Furthermore, if we document things based on
*functionality*, we'll at least have an idea of what we
have "working" and what we don't. It would be good to
have specs for each feature, so when we test new work,
we'll know whether the code meets the spec.


To come up with a Master Plan or Project Plan: as for
moving forward with the code, to begin we could take the
Feature Requests (from us, or Springer or Pitman), and
prioritize them. We can make some estimates, and also ask
James to give his views, as to how much time they will

For Joe as Admin, working on the various aspects of
documentation is now a priority.

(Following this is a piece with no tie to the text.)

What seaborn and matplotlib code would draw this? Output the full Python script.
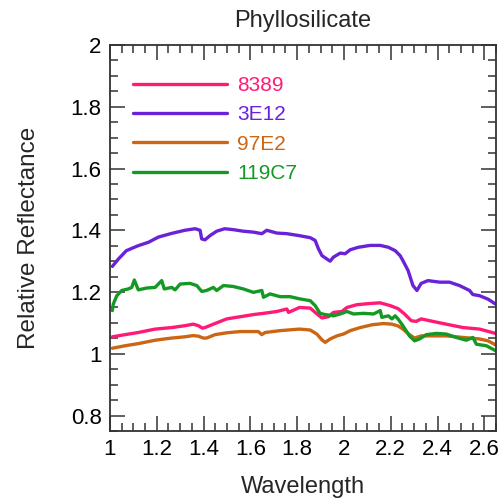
import numpy as np
import pandas as pd
import matplotlib
matplotlib.use("Agg")
import matplotlib.pyplot as plt
import seaborn as sns
from matplotlib.ticker import MultipleLocator, FuncFormatter

names = ["8389", "3E12", "97E2", "119C7"]
colors = ["#FF1A75", "#6A22D8", "#CC6613", "#149A24"]

x_3E12 = [1.01, 1.036, 1.07, 1.12, 1.164, 1.207, 1.264, 1.32, 1.364, 1.385, 1.392, 1.406, 1.428, 1.456,
          1.49, 1.527, 1.57, 1.613, 1.649, 1.67, 1.713, 1.756, 1.806, 1.856, 1.877, 1.891, 1.906, 1.927,
          1.941, 1.955, 1.984, 2.005, 2.027, 2.062, 2.112, 2.155, 2.19, 2.219, 2.24, 2.252, 2.274, 2.295,
          2.312, 2.33, 2.359, 2.409, 2.451, 2.494, 2.537, 2.551, 2.58, 2.616, 2.648]
y_3E12 = [1.283, 1.307, 1.334, 1.35, 1.361, 1.378, 1.39, 1.40, 1.405, 1.40, 1.372, 1.369, 1.383, 1.397,
          1.405, 1.402, 1.397, 1.394, 1.389, 1.40, 1.391, 1.389, 1.383, 1.376, 1.367, 1.34, 1.318, 1.307,
          1.30, 1.313, 1.326, 1.324, 1.337, 1.345, 1.351, 1.351, 1.345, 1.334, 1.318, 1.302, 1.27, 1.221,
          1.205, 1.228, 1.237, 1.232, 1.232, 1.221, 1.205, 1.192, 1.188, 1.177, 1.161]

x_119C7 = [1.01, 1.014, 1.029, 1.05, 1.078, 1.093, 1.104, 1.121, 1.157, 1.193, 1.221, 1.232, 1.264, 1.278,
           1.30, 1.342, 1.371, 1.392, 1.413, 1.442, 1.456, 1.485, 1.527, 1.57, 1.613, 1.649, 1.656, 1.684,
           1.727, 1.77, 1.81, 1.856, 1.877, 1.898, 1.92, 1.955, 1.984, 2.013, 2.041, 2.084, 2.127, 2.155,
           2.162, 2.19, 2.205, 2.219, 2.232, 2.252, 2.28, 2.302, 2.323, 2.352, 2.395, 2.437, 2.48, 2.523,
           2.551, 2.566, 2.609, 2.648]
y_119C7 = [1.14, 1.161, 1.188, 1.205, 1.21, 1.215, 1.239, 1.207, 1.213, 1.215, 1.237, 1.21, 1.215, 1.207,
           1.226, 1.228, 1.221, 1.202, 1.205, 1.215, 1.205, 1.221, 1.218, 1.21, 1.199, 1.205, 1.183, 1.194,
           1.185, 1.185, 1.178, 1.172, 1.156, 1.131, 1.127, 1.123, 1.129, 1.137, 1.129, 1.131, 1.129, 1.14,
           1.118, 1.123, 1.113, 1.123, 1.112, 1.091, 1.058, 1.042, 1.048, 1.062, 1.066, 1.064, 1.053, 1.044,
           1.053, 1.031, 1.026, 1.01]

x_8389 = [1.01, 1.064, 1.121, 1.193, 1.264, 1.32, 1.356, 1.378, 1.395, 1.406, 1.442, 1.499, 1.556, 1.613,
          1.656, 1.713, 1.756, 1.763, 1.81, 1.856, 1.877, 1.906, 1.934, 1.955, 1.991, 2.013, 2.055, 2.112,
          2.155, 2.198, 2.232, 2.259, 2.288, 2.309, 2.33, 2.38, 2.437, 2.509, 2.58, 2.648]
y_8389 = [1.055, 1.062, 1.069, 1.08, 1.085, 1.091, 1.096, 1.091, 1.083, 1.085, 1.096, 1.113, 1.12, 1.127,
          1.131, 1.137, 1.145, 1.134, 1.15, 1.148, 1.134, 1.116, 1.12, 1.134, 1.137, 1.15, 1.159, 1.163,
          1.165, 1.156, 1.146, 1.129, 1.107, 1.105, 1.113, 1.105, 1.096, 1.085, 1.08, 1.066]

x_97E2 = [1.01, 1.064, 1.121, 1.193, 1.264, 1.32, 1.356, 1.378, 1.399, 1.413, 1.449, 1.499, 1.556, 1.634,
          1.649, 1.663, 1.727, 1.81, 1.856, 1.884, 1.906, 1.92, 1.941, 1.97, 1.998, 2.027, 2.07, 2.12,
          2.169, 2.205, 2.232, 2.252, 2.28, 2.302, 2.33, 2.366, 2.437, 2.509, 2.58, 2.616, 2.648]
y_97E2 = [1.018, 1.026, 1.033, 1.044, 1.051, 1.055, 1.059, 1.057, 1.051, 1.051, 1.062, 1.068, 1.072, 1.072,
          1.062, 1.069, 1.075, 1.08, 1.077, 1.064, 1.045, 1.037, 1.048, 1.058, 1.064, 1.075, 1.085, 1.094,
          1.098, 1.096, 1.09, 1.08, 1.062, 1.051, 1.058, 1.058, 1.058, 1.053, 1.048, 1.042, 1.029]

series = {"8389": (x_8389, y_8389), "3E12": (x_3E12, y_3E12),
          "97E2": (x_97E2, y_97E2), "119C7": (x_119C7, y_119C7)}

frames = []
for n in names:
    xs, ys = series[n]
    frames.append(pd.DataFrame({"Wavelength": xs, "Reflectance": ys, "Sample": n}))
df = pd.concat(frames, ignore_index=True)

sns.set_style("ticks")
plt.rcParams["font.family"] = ["Liberation Sans", "DejaVu Sans"]

fig = plt.figure(figsize=(5.02, 4.98), dpi=100)
ax = fig.add_axes([110 / 502, 1 - 431 / 498, 386 / 502, 386 / 498])

sns.lineplot(data=df, x="Wavelength", y="Reflectance", hue="Sample", hue_order=names,
             palette=dict(zip(names, colors)), sort=False, estimator=None,
             linewidth=2.4, ax=ax, legend=True)

ax.set_xlim(1, 2.65)
ax.set_ylim(0.75, 2.0)
ax.xaxis.set_major_locator(MultipleLocator(0.2))
ax.xaxis.set_minor_locator(MultipleLocator(0.05))
ax.yaxis.set_major_locator(MultipleLocator(0.2))
ax.yaxis.set_minor_locator(MultipleLocator(0.05))
ax.xaxis.set_major_formatter(FuncFormatter(lambda v, p: f"{v:g}"))
ax.yaxis.set_major_formatter(FuncFormatter(lambda v, p: f"{v:g}"))

for s in ax.spines.values():
    s.set_linewidth(1.3)
    s.set_color("#333333")
ax.tick_params(which="both", direction="in", top=True, right=True, color="#333333", width=1.1,
               labelsize=16, colors="#333333", labelcolor="black")
ax.tick_params(which="major", length=11, pad=6)
ax.tick_params(which="minor", length=5.5)

ax.set_xlabel("Wavelength", fontsize=17, labelpad=11)
ax.set_ylabel("Relative Reflectance", fontsize=17.5, labelpad=22)
ax.set_title("Phyllosilicate", fontsize=17, pad=13)

leg = ax.legend(loc="upper left", bbox_to_anchor=(0.06, 0.92), frameon=False, fontsize=15,
                handlelength=4.5, handletextpad=0.5, labelspacing=0.5, borderpad=0, borderaxespad=0)
for line, text, c in zip(leg.get_lines(), leg.get_texts(), colors):
    line.set_linewidth(2.4)
    text.set_color(c)

fig.savefig("out.png", dpi=100)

That will begin with the
"new features" investigation THIS WEEK.

Within a month or two we could have an actual "management
plan" that integrates old feature requests, old bounties,
old bugs, old user docs and code docs, and organizes

We need to devise a procedure whereby the Feature Requests
get plugged into actual development work

We'll swap links that we know would help with this
planning/documenting process.

(A weekly reminder!

President's tasks

* Make sure snapshots are being made right.
* Supervise various programming tasks (below); coordinate with
participating organizations. [ONGOING]

Programmer's tasks

* implement new template system (coordinating with Pitman, Springer) [ONGOING]
* provide support for testing of editorial/content committee features

Admin's tasks

* Assist with the next board meeting — remind people of the date,
manage the agenda and circulate it to the board, take minutes and file
them away where appropriate.
* Co-author documentation of PM organization.
* Lead revision of our survey of metacommons-related projects in math
and find a suitable venue for publication as part of our PR strategy
(see Surveying the Math Metacommons).
* Maintain this tasklist and an overall organizational roadmap (the
latter at PlanetMath Admin). Assist other members of the organization
in creating their own roadmaps.
* Figure out what's going on with the "email integration" feature that
was developed some time ago.

Board tasks

* Schedule the next board meeting.
* Look for funding sources.

R.S.P.'s tasks

* Co-author documentation of PM organization.